A common misunderstanding is to treat CAMERA-Q as a generic multi-camera tracking framework. Its primary objective is coverage, not cross-camera identity persistence. A plausible implication is that it occupies a distinct point within a broader design space of camera-network control. “Intelligent Querying for Target Tracking in Camera Networks using Deep Q-Learning with n-Step Bootstrapping” formulates target tracking as an MDP that decides which camera to query next, with the goal of reducing the number of queried frames rather than moving or zooming cameras (Sharma et al., 2020). “Toward Global Sensing Quality Maximization: A Configuration Optimization Scheme for Camera Networks” instead optimizes camera configurations using a sensing-quality quantity derived from the number of pixels occupied by a unit-length object in the image, with reported improvements on AprilTag detection tasks (Zhang et al., 2022).
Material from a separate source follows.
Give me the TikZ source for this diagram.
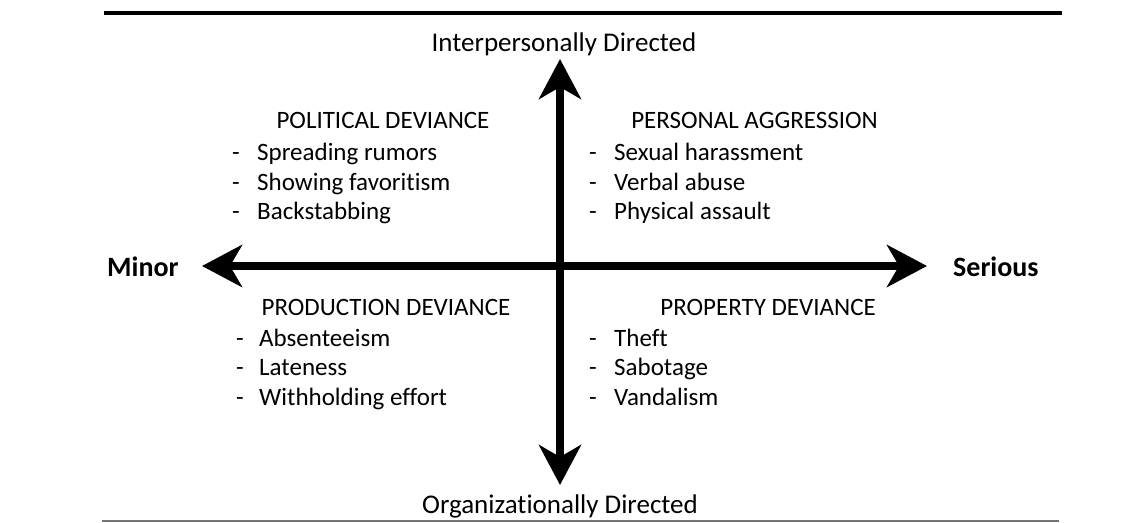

CAMERA-Q differs from both by coupling active camera motion with coverage-based reward shaping and by making coordinate alignment the center of its state representation.
The method’s central insight is therefore geometric rather than merely reinforcement-learning based: local detections are first lifted into a shared world frame, and only then are collaboration and control learned. In the reported experiments, that design choice accounts for a material portion of the final gain, and it is the main reason CAMERA-Q is presented as a system for global, simultaneous optimization of multiple active cameras rather than as a collection of independently acting viewpoint controllers (Fang et al., 2022).